2007-07-22 14:38:30

Ricordare il lavoro dei missionari non solo in caso di eventi drammatici. La riflessione di padre Piero Gheddo, missionario del PIME e amico di padre Bossi


Sta pensando all'Agorà di Loreto del prossimo settembre come occasione per vedere e ringraziare personalmente il Papa per la sua solidarietà. Ma anche per testimoniare ai giovani quanto gli è accaduto per “coinvolgerli, a invitarli a compiere una riflessione e a farli innamorare di Gesu”. Padre Giancarlo Bossi, il missionario del PIME tornato libero dopo 39 giorni di prigionia nelle Filippine, ha confidato di essere stato invitato all’appuntamento di Benedetto XVI con i giovani nella città della Casa lauretana. Intanto, la vicenda del religioso italiano ha riportato in primo piano le analoghe storie di sacrificio e di dedizione che vivono migliaia di missionari in molte zone difficili del pianeta. Storie che non godono quasi mai dell'attenzione mediatica, se non in caso di eventi drammatici. E' quanto rileva, al microfono di Fabio Colagrande, padre Piero Gheddo, missionario del PIME e amico di padre Bossi:RealAudioMP3


R. - Bisognerebbe dare maggiore attenzione a questi 13 mila rappresentanti della nostra Chiesa italiana, ma anche a tutti gli altri che sono nel mondo per amore della gente. Mi dispiace che i mass media parlino dei missionari solo quando c’è un sequestrato, un martire, un perseguitato: sempre per fatti negativi che vedono i missionari come vittime.

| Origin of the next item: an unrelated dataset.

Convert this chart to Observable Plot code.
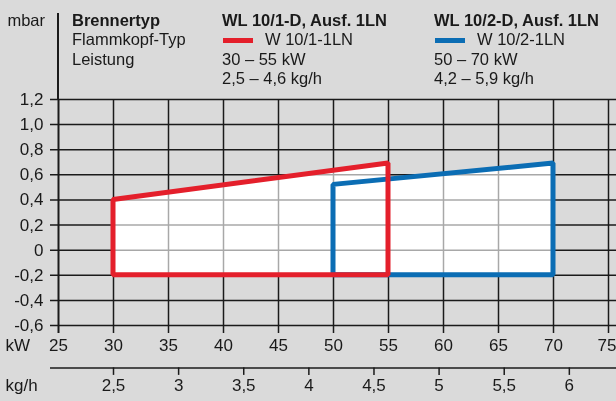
<!DOCTYPE html>
<html><head><meta charset="utf-8">
<script src="https://cdn.jsdelivr.net/npm/d3@7"></script>
<script src="https://cdn.jsdelivr.net/npm/@observablehq/plot@0.6"></script>
<style>
html,body{margin:0;padding:0;background:#dadada;}
body{width:616px;height:401px;overflow:hidden;font-family:"Liberation Sans",Arial,sans-serif;color:#1a1a1a;}
#header{position:relative;height:90px;font-size:16.5px;line-height:19.5px;}
.col{position:absolute;top:10.5px;white-space:nowrap;}
.b{font-weight:bold;}
.sw{position:absolute;left:1px;top:27.5px;width:30px;height:5px;}
.vline{position:absolute;left:57px;top:13px;width:2px;height:86px;background:#1a1a1a;}
.unit{position:absolute;top:10.5px;right:571px;}
#chart{display:block;}
</style></head><body>
<div id="header"></div>
<div id="chart"></div>
<script>
// ---- data ----
const kWTicks = [25, 30, 35, 40, 45, 50, 55, 60, 65, 70, 75];
const mbarTicks = [-0.6, -0.4, -0.2, 0, 0.2, 0.4, 0.6, 0.8, 1.0, 1.2];
const kgTicks = [2.5, 3, 3.5, 4, 4.5, 5, 5.5, 6];
const kgToKW = kg => 30 + (kg - 2.5) * 11.84; // secondary axis conversion

const redKW = [30, 55];
const redTop = [0.4, 0.69];
const redBottom = [-0.2, -0.2];
const blueKW = [50, 70];
const blueTop = [0.52, 0.69];
const blueBottom = [-0.2, -0.2];

const headerLabels = ["Brennertyp", "Flammkopf-Typ", "Leistung"];
const burnerTypes = ["WL 10/1-D, Ausf. 1LN", "WL 10/2-D, Ausf. 1LN"];
const headTypes = ["W 10/1-1LN", "W 10/2-1LN"];
const powerRanges = ["30 – 55 kW", "50 – 70 kW"];
const flowRanges = ["2,5 – 4,6 kg/h", "4,2 – 5,9 kg/h"];
const colors = ["#e41f2b", "#0b6db4"];

// ---- header ----
const header = document.getElementById("header");
const colX = [222, 434];
let html = `<div class="unit">mbar</div><div class="vline"></div>`;
html += `<div class="col" style="left:72px"><div class="b">${headerLabels[0]}</div><div>${headerLabels[1]}</div><div>${headerLabels[2]}</div></div>`;
burnerTypes.forEach((bt, i) => {
  html += `<div class="col" style="left:${colX[i]}px"><div class="b">${bt}</div>` +
    `<span class="sw" style="background:${colors[i]}"></span>` +
    `<div style="padding-left:43px">${headTypes[i]}</div><div>${powerRanges[i]}</div><div>${flowRanges[i]}</div></div>`;
});
header.innerHTML = html;

// ---- chart ----
const W = 616, H = 311, mT = 9, mB = 76, mL = 58, mR = 8;
const frameH = H - mT - mB;
const tickLen = 8, kgOffset = 42.4;
const ink = "#1a1a1a";
const rows = (kw, top, bot) => kw.map((k, i) => ({kW: k, top: top[i], bottom: bot[i]}));
const red = rows(redKW, redTop, redBottom);
const blue = rows(blueKW, blueTop, blueBottom);
const fmtY = d => d === 0 ? "0" : d.toFixed(1).replace(".", ",");
const fmtKg = d => String(d).replace(".", ",");
const lastKW = kWTicks[kWTicks.length - 1];

const chart = Plot.plot({
  width: W, height: H, marginTop: mT, marginBottom: mB, marginLeft: mL, marginRight: mR,
  x: {domain: [25, 75], axis: null},
  y: {domain: [-0.6, 1.2], axis: null},
  style: {background: "transparent", fontSize: "17px", fontFamily: "'Liberation Sans', Arial, sans-serif", color: ink, overflow: "visible"},
  marks: [
    Plot.ruleY(mbarTicks, {stroke: ink, strokeWidth: 1.5, insetLeft: -tickLen, insetRight: -tickLen}),
    Plot.ruleX(kWTicks.slice(1), {stroke: ink, strokeWidth: 1.5, insetBottom: -tickLen}),
    Plot.ruleX([25], {stroke: ink, strokeWidth: 2, insetBottom: -tickLen}),
    Plot.areaY(blue, {x: "kW", y1: "bottom", y2: "top", fill: "white"}),
    Plot.areaY(red, {x: "kW", y1: "bottom", y2: "top", fill: "white"}),
    Plot.ruleY(mbarTicks, {stroke: "#a8a8a8", strokeWidth: 1.5, mixBlendMode: "darken"}),
    Plot.ruleX(kWTicks.slice(1), {stroke: "#a8a8a8", strokeWidth: 1.5, mixBlendMode: "darken"}),
    Plot.areaY(blue, {x: "kW", y1: "bottom", y2: "top", fill: "none", stroke: colors[1], strokeWidth: 5, strokeLinejoin: "miter"}),
    Plot.areaY(red, {x: "kW", y1: "bottom", y2: "top", fill: "none", stroke: colors[0], strokeWidth: 5, strokeLinejoin: "miter"}),
    Plot.text(mbarTicks, {y: d => d, frameAnchor: "left", dx: -15, textAnchor: "end", text: fmtY, fill: ink}),
    Plot.text(kWTicks.slice(0, -1), {x: d => d, frameAnchor: "bottom", dy: 25, text: d => String(d), fill: ink}),
    Plot.text([lastKW], {x: d => d, frameAnchor: "bottom", dy: 25, dx: 8, textAnchor: "end", text: d => String(d), fill: ink}),
    Plot.text(["kW"], {frameAnchor: "bottom-left", dx: -53, dy: 25, textAnchor: "start", text: d => d, fill: ink}),
    Plot.ruleY([-0.6], {dy: kgOffset, stroke: ink, strokeWidth: 1.5, insetLeft: -tickLen, insetRight: -tickLen}),
    Plot.ruleX(kgTicks, {x: kgToKW, stroke: ink, strokeWidth: 1.5, insetTop: frameH + kgOffset, insetBottom: -(kgOffset + 7.5)}),
    Plot.text(kgTicks, {x: kgToKW, frameAnchor: "bottom", dy: 65.7, text: fmtKg, fill: ink}),
    Plot.text(["kg/h"], {frameAnchor: "bottom-left", dx: -53, dy: 65.7, textAnchor: "start", text: d => d, fill: ink})
  ]
});
document.getElementById("chart").appendChild(chart);
</script>
</body></html>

Secondo me, bisognerebbe parlare delle cose positive che fanno i missionari perché sono esempi per tutti, specialmente per i giovani.

 
D. - Allora parliamo del ruolo del missionario oggi…

 
R. - Sono diventato prete nel ’53 ma ho girato poi il mondo, ho visitato tutte le missioni, tutti i continenti, tutti i Paesi, e ho visto l’importanza del missionario cattolico, protestante, cristiano, nel mondo non cristiano. Il motivo è facile da capire: il missionario porta Gesù Cristo, di cui tutti i popoli hanno bisogno. Anche quelli che già credono in Dio e che hanno delle loro forme religiose, tutti hanno bisogno di Gesù Cristo che è la rivelazione completa finale del Padre e che indica all’uomo quella via per arrivare a Dio. Questo non è solo un fatto di natura solo religiosa o filosofica ma coinvolge la cultura, l’aspetto della vita, l’umanità della vita. Ricordo Paolo VI che diceva: "Senza Cristo non esiste vero umanesimo". C’era stata quasi una rivolta di molti pensatori, di molti scrittori che dicevano: ma come, adesso noi dobbiamo farci cristiani… Non è che uno debba farsi cristiano, ma Gesù Cristo è quello che indica il vero uomo. Questo nel nostro mondo cristianizzato da 2000 anni in cui i valori cristiani sono stati assorbiti, magari non praticati da tutti, ma sono nella nostra cultura, nella nostra tradizione. Se invece andiamo in un mondo non cristiano, questo lo si vede e lo si tocca con mano.

 
D. - Padre Gheddo, lei pensa che il ruolo del missionario oggi nel Duemila sia un po’ cambiato rispetto a qualche decennio fa?

 
R. - Cambiato nel senso che ormai abbiamo molte chiese giovani, in quasi tutti Paesi del mondo abbiamo chiese fondate dai missionari nei secoli scorsi, che producono vescovi, sacerdoti suore cristiani e quindi non c’è bisogno del missionario che porti il Vangelo per la prima volta a quel popolo. Una volta il missionario era il pioniere, il protagonista, il fondatore di chiese. Oggi è quello che stimola, anche le chiese locali già fondate, ad andare oltre, verso i non cristiani, ad evangelizzare le culture, al il dialogo interreligioso, alla promozione umana e quindi alla giustizia e a tutti i rapporti della società che dovrebbero diventare più giusti. Il ruolo del missionario è cambiato ma è sempre quello: portare Gesù Cristo.